> **Supplied information**
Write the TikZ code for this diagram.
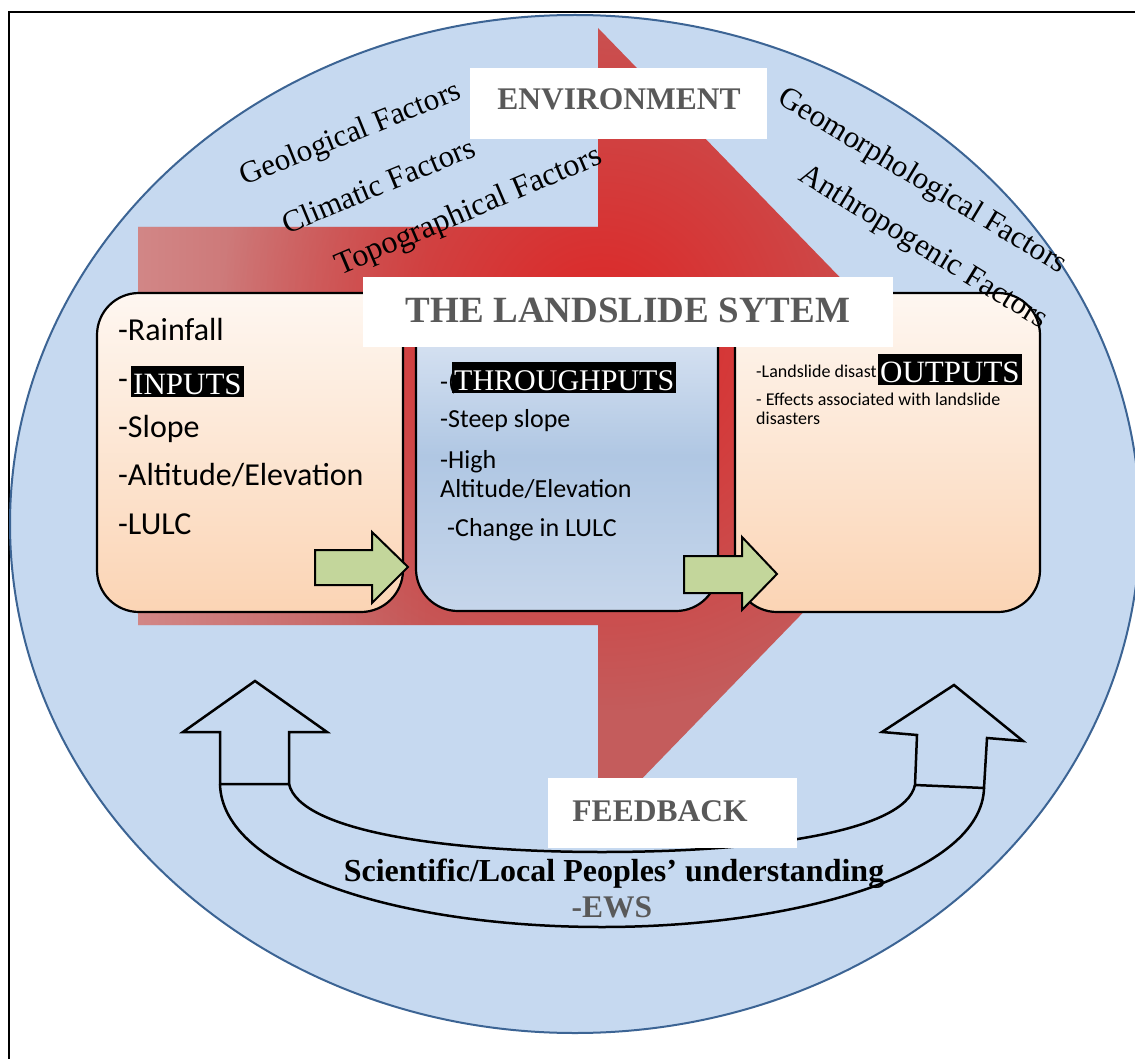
\documentclass[tikz,border=0pt]{standalone}
\usepackage{fontspec}
\setmainfont{Liberation Serif}
\newfontfamily\bodysans{Carlito}
\usetikzlibrary{fadings}

\definecolor{envblue}{RGB}{198,217,240}
\definecolor{envedge}{RGB}{60,100,148}
\definecolor{redbase}{RGB}{196,92,92}
\definecolor{redglow}{RGB}{222,38,38}
\definecolor{redpale}{RGB}{210,135,135}
\definecolor{headgray}{RGB}{89,89,89}
\definecolor{arrowgreen}{RGB}{195,214,155}
\definecolor{peachtop}{RGB}{254,247,241}
\definecolor{peachbot}{RGB}{251,212,180}
\definecolor{bluetop}{RGB}{226,234,246}
\definecolor{bluemid}{RGB}{176,199,227}
\definecolor{bluebot}{RGB}{198,214,235}

\tikzfading[name=fadeglow, inner color=transparent!0, outer color=transparent!100]
\tikzfading[name=fadetoright, left color=transparent!0, right color=transparent!100]

\tikzset{
  panel/.style={draw=black, line width=2.2pt, rounded corners=42pt, inner sep=0pt},
  whitebox/.style={fill=white, inner sep=0pt},
  heading/.style={font=\fontsize{31.5}{32}\selectfont\bfseries, text=headgray, inner sep=0pt},
  factor/.style={font=\fontsize{31}{31}\selectfont, inner sep=0pt},
  inbody/.style={font=\bodysans\fontsize{32}{32}\selectfont, inner sep=0pt, anchor=base west},
  midbody/.style={font=\bodysans\fontsize{26}{26}\selectfont, inner sep=0pt, anchor=base west},
  outbody/.style={font=\bodysans\fontsize{18}{18}\selectfont, inner sep=0pt, anchor=base west},
  tagbox/.style={fill=black, text=white, inner xsep=2pt, inner ysep=0pt,
                 text height=28pt, text depth=3pt, anchor=base west},
  greenarrow/.style={fill=arrowgreen, draw=black, line width=2pt, line join=miter},
  uparrow/.style={fill=envblue, draw=black, line width=2.5pt, line join=miter},
  loopline/.style={draw=black, line width=2.5pt}
}

\begin{document}
\begin{tikzpicture}[x=1pt,y=-1pt]
\useasboundingbox (0,0) rectangle (1135,1059);
\clip (0,0) rectangle (1135,1059);
\fill[white] (0,0) rectangle (1135,1059);

% outer frame
\draw[line width=2pt] (9,1070) -- (9,12) -- (1150,12);

% environment ellipse
\draw[fill=envblue, draw=envedge, line width=2pt] (575,524) ellipse [x radius=565, y radius=509];

% large system arrow
\def\systemarrow{(138,227) -- (598,227) -- (598,28) -- (984,426) -- (598,824) -- (598,625) -- (138,625) -- cycle}
\fill[redbase] \systemarrow;
\begin{scope}
  \clip \systemarrow;
  \fill[redpale, path fading=fadetoright] (138,227) rectangle (430,625);
  \fill[redglow, path fading=fadeglow] (600,330) circle (380);
\end{scope}

% the three stages
\node[panel, top color=peachtop, bottom color=peachbot, minimum width=306pt, minimum height=319pt] (inbox) at (250,452.5) {};
\node[panel, top color=bluetop, bottom color=bluebot, middle color=bluemid, minimum width=302pt, minimum height=311pt] (midbox) at (567,455.5) {};
\node[panel, top color=peachtop, bottom color=peachbot, minimum width=305pt, minimum height=319pt] (outbox) at (887.5,452.5) {};

% stage contents
\node[inbody] (rain) at (118,340) {-Rainfall};
\node[inbody] (indash) at (118,389) {-};
\node[tagbox, font=\fontsize{31}{31}\selectfont] (inputs) at (131,394) {INPUTS};
\node[inbody] (slope) at (118,437) {-Slope};
\node[inbody] (alt) at (118,485) {-Altitude/Elevation};
\node[inbody] (lulc) at (118,534) {-LULC};

\node[midbody] (middash) at (440,390) {-(};
\node[tagbox, font=\fontsize{30}{30}\selectfont] (throughputs) at (452,390) {THROUGHPUTS};
\node[midbody] (steep) at (440,427) {-Steep slope};
\node[midbody] (high) at (440,468) {-High};
\node[midbody] (alt2) at (440,497) {Altitude/Elevation};
\node[midbody] (lulc2) at (447,536) {-Change in LULC};

\node[outbody] (ldis) at (756,377) {-Landslide disast};
\node[tagbox, font=\fontsize{31}{31}\selectfont] (outputs) at (878,382) {OUTPUTS};
\node[outbody] (effects) at (756,405) {- Effects associated with landslide};
\node[outbody] (disasters) at (756,424) {disasters};

% flow arrows between stages
\draw[greenarrow] (315,550) -- (372,550) -- (372,532) -- (408,567) -- (372,603) -- (372,585) -- (315,585) -- cycle;
\draw[greenarrow] (684,556) -- (742,556) -- (742,537) -- (777,574) -- (742,610) -- (742,593) -- (684,593) -- cycle;

% title
\node[whitebox, minimum width=530pt, minimum height=70pt] (titlebox) at (628,312) {};
\node[heading, font=\fontsize{37}{37}\selectfont\bfseries] (title) at (628,310) {THE LANDSLIDE SYTEM};

\node[whitebox, minimum width=297pt, minimum height=71pt] (envbox) at (618.5,103.5) {};
\node[heading] (envtext) at (619,99) {ENVIRONMENT};

% environmental factors
\node[factor, rotate=22] (geo) at (351,135) {Geological Factors};
\node[factor, rotate=22.5] (clim) at (378,185) {Climatic Factors};
\node[factor, font=\fontsize{32}{32}\selectfont, rotate=23] (topo) at (469,212) {Topographical Factors};
\node[factor, rotate=-31] (geomorph) at (922,182) {Geomorphological Factors};
\node[factor, rotate=-31.5] (anthro) at (923,248) {Anthropogenic Factors};

% feedback loop
\draw[uparrow] (255,681) -- (327,732) -- (289,732) -- (289,784) -- (220,784) -- (220,732) -- (183,732) -- cycle;
\draw[uparrow] (954,685) -- (1023,741) -- (987,738) -- (984,788) -- (915,785) -- (917,735) -- (882,732) -- cycle;
\coordinate (lo) at (220,784);
\coordinate (li) at (289,784);
\coordinate (ro) at (984,788);
\coordinate (ri) at (915,785);
\draw[loopline] (lo) .. controls (222,872) and (400,927) .. (602,927) .. controls (800,927) and (982,872) .. (ro);
\draw[loopline] (li) .. controls (300,832) and (450,852) .. (602,852) .. controls (760,852) and (905,832) .. (ri);

\node[whitebox, minimum width=249pt, minimum height=70pt] (fbbox) at (672.5,813) {};
\node[heading] (fbtext) at (660,811) {FEEDBACK};

\node[font=\fontsize{32}{32}\selectfont\bfseries, inner sep=0pt, anchor=base] (understanding) at (614,881) {Scientific/Local Peoples’ understanding};
\node[heading, anchor=base] (ews) at (612,917) {-EWS};
\end{tikzpicture}
\end{document}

> **Goal**
Restate the whole of the material word for word without the pictures.

> **Solution for this task**
Write the TikZ code for this diagram.
\documentclass[tikz,border=0pt]{standalone}
\usepackage{fontspec}
\setmainfont{Liberation Serif}
\newfontfamily\bodysans{Carlito}
\usetikzlibrary{fadings}

\definecolor{envblue}{RGB}{198,217,240}
\definecolor{envedge}{RGB}{60,100,148}
\definecolor{redbase}{RGB}{196,92,92}
\definecolor{redglow}{RGB}{222,38,38}
\definecolor{redpale}{RGB}{210,135,135}
\definecolor{headgray}{RGB}{89,89,89}
\definecolor{arrowgreen}{RGB}{195,214,155}
\definecolor{peachtop}{RGB}{254,247,241}
\definecolor{peachbot}{RGB}{251,212,180}
\definecolor{bluetop}{RGB}{226,234,246}
\definecolor{bluemid}{RGB}{176,199,227}
\definecolor{bluebot}{RGB}{198,214,235}

\tikzfading[name=fadeglow, inner color=transparent!0, outer color=transparent!100]
\tikzfading[name=fadetoright, left color=transparent!0, right color=transparent!100]

\tikzset{
  panel/.style={draw=black, line width=2.2pt, rounded corners=42pt, inner sep=0pt},
  whitebox/.style={fill=white, inner sep=0pt},
  heading/.style={font=\fontsize{31.5}{32}\selectfont\bfseries, text=headgray, inner sep=0pt},
  factor/.style={font=\fontsize{31}{31}\selectfont, inner sep=0pt},
  inbody/.style={font=\bodysans\fontsize{32}{32}\selectfont, inner sep=0pt, anchor=base west},
  midbody/.style={font=\bodysans\fontsize{26}{26}\selectfont, inner sep=0pt, anchor=base west},
  outbody/.style={font=\bodysans\fontsize{18}{18}\selectfont, inner sep=0pt, anchor=base west},
  tagbox/.style={fill=black, text=white, inner xsep=2pt, inner ysep=0pt,
                 text height=28pt, text depth=3pt, anchor=base west},
  greenarrow/.style={fill=arrowgreen, draw=black, line width=2pt, line join=miter},
  uparrow/.style={fill=envblue, draw=black, line width=2.5pt, line join=miter},
  loopline/.style={draw=black, line width=2.5pt}
}

\begin{document}
\begin{tikzpicture}[x=1pt,y=-1pt]
\useasboundingbox (0,0) rectangle (1135,1059);
\clip (0,0) rectangle (1135,1059);
\fill[white] (0,0) rectangle (1135,1059);

% outer frame
\draw[line width=2pt] (9,1070) -- (9,12) -- (1150,12);

% environment ellipse
\draw[fill=envblue, draw=envedge, line width=2pt] (575,524) ellipse [x radius=565, y radius=509];

% large system arrow
\def\systemarrow{(138,227) -- (598,227) -- (598,28) -- (984,426) -- (598,824) -- (598,625) -- (138,625) -- cycle}
\fill[redbase] \systemarrow;
\begin{scope}
  \clip \systemarrow;
  \fill[redpale, path fading=fadetoright] (138,227) rectangle (430,625);
  \fill[redglow, path fading=fadeglow] (600,330) circle (380);
\end{scope}

% the three stages
\node[panel, top color=peachtop, bottom color=peachbot, minimum width=306pt, minimum height=319pt] (inbox) at (250,452.5) {};
\node[panel, top color=bluetop, bottom color=bluebot, middle color=bluemid, minimum width=302pt, minimum height=311pt] (midbox) at (567,455.5) {};
\node[panel, top color=peachtop, bottom color=peachbot, minimum width=305pt, minimum height=319pt] (outbox) at (887.5,452.5) {};

% stage contents
\node[inbody] (rain) at (118,340) {-Rainfall};
\node[inbody] (indash) at (118,389) {-};
\node[tagbox, font=\fontsize{31}{31}\selectfont] (inputs) at (131,394) {INPUTS};
\node[inbody] (slope) at (118,437) {-Slope};
\node[inbody] (alt) at (118,485) {-Altitude/Elevation};
\node[inbody] (lulc) at (118,534) {-LULC};

\node[midbody] (middash) at (440,390) {-(};
\node[tagbox, font=\fontsize{30}{30}\selectfont] (throughputs) at (452,390) {THROUGHPUTS};
\node[midbody] (steep) at (440,427) {-Steep slope};
\node[midbody] (high) at (440,468) {-High};
\node[midbody] (alt2) at (440,497) {Altitude/Elevation};
\node[midbody] (lulc2) at (447,536) {-Change in LULC};

\node[outbody] (ldis) at (756,377) {-Landslide disast};
\node[tagbox, font=\fontsize{31}{31}\selectfont] (outputs) at (878,382) {OUTPUTS};
\node[outbody] (effects) at (756,405) {- Effects associated with landslide};
\node[outbody] (disasters) at (756,424) {disasters};

% flow arrows between stages
\draw[greenarrow] (315,550) -- (372,550) -- (372,532) -- (408,567) -- (372,603) -- (372,585) -- (315,585) -- cycle;
\draw[greenarrow] (684,556) -- (742,556) -- (742,537) -- (777,574) -- (742,610) -- (742,593) -- (684,593) -- cycle;

% title
\node[whitebox, minimum width=530pt, minimum height=70pt] (titlebox) at (628,312) {};
\node[heading, font=\fontsize{37}{37}\selectfont\bfseries] (title) at (628,310) {THE LANDSLIDE SYTEM};

\node[whitebox, minimum width=297pt, minimum height=71pt] (envbox) at (618.5,103.5) {};
\node[heading] (envtext) at (619,99) {ENVIRONMENT};

% environmental factors
\node[factor, rotate=22] (geo) at (351,135) {Geological Factors};
\node[factor, rotate=22.5] (clim) at (378,185) {Climatic Factors};
\node[factor, font=\fontsize{32}{32}\selectfont, rotate=23] (topo) at (469,212) {Topographical Factors};
\node[factor, rotate=-31] (geomorph) at (922,182) {Geomorphological Factors};
\node[factor, rotate=-31.5] (anthro) at (923,248) {Anthropogenic Factors};

% feedback loop
\draw[uparrow] (255,681) -- (327,732) -- (289,732) -- (289,784) -- (220,784) -- (220,732) -- (183,732) -- cycle;
\draw[uparrow] (954,685) -- (1023,741) -- (987,738) -- (984,788) -- (915,785) -- (917,735) -- (882,732) -- cycle;
\coordinate (lo) at (220,784);
\coordinate (li) at (289,784);
\coordinate (ro) at (984,788);
\coordinate (ri) at (915,785);
\draw[loopline] (lo) .. controls (222,872) and (400,927) .. (602,927) .. controls (800,927) and (982,872) .. (ro);
\draw[loopline] (li) .. controls (300,832) and (450,852) .. (602,852) .. controls (760,852) and (905,832) .. (ri);

\node[whitebox, minimum width=249pt, minimum height=70pt] (fbbox) at (672.5,813) {};
\node[heading] (fbtext) at (660,811) {FEEDBACK};

\node[font=\fontsize{32}{32}\selectfont\bfseries, inner sep=0pt, anchor=base] (understanding) at (614,881) {Scientific/Local Peoples’ understanding};
\node[heading, anchor=base] (ews) at (612,917) {-EWS};
\end{tikzpicture}
\end{document}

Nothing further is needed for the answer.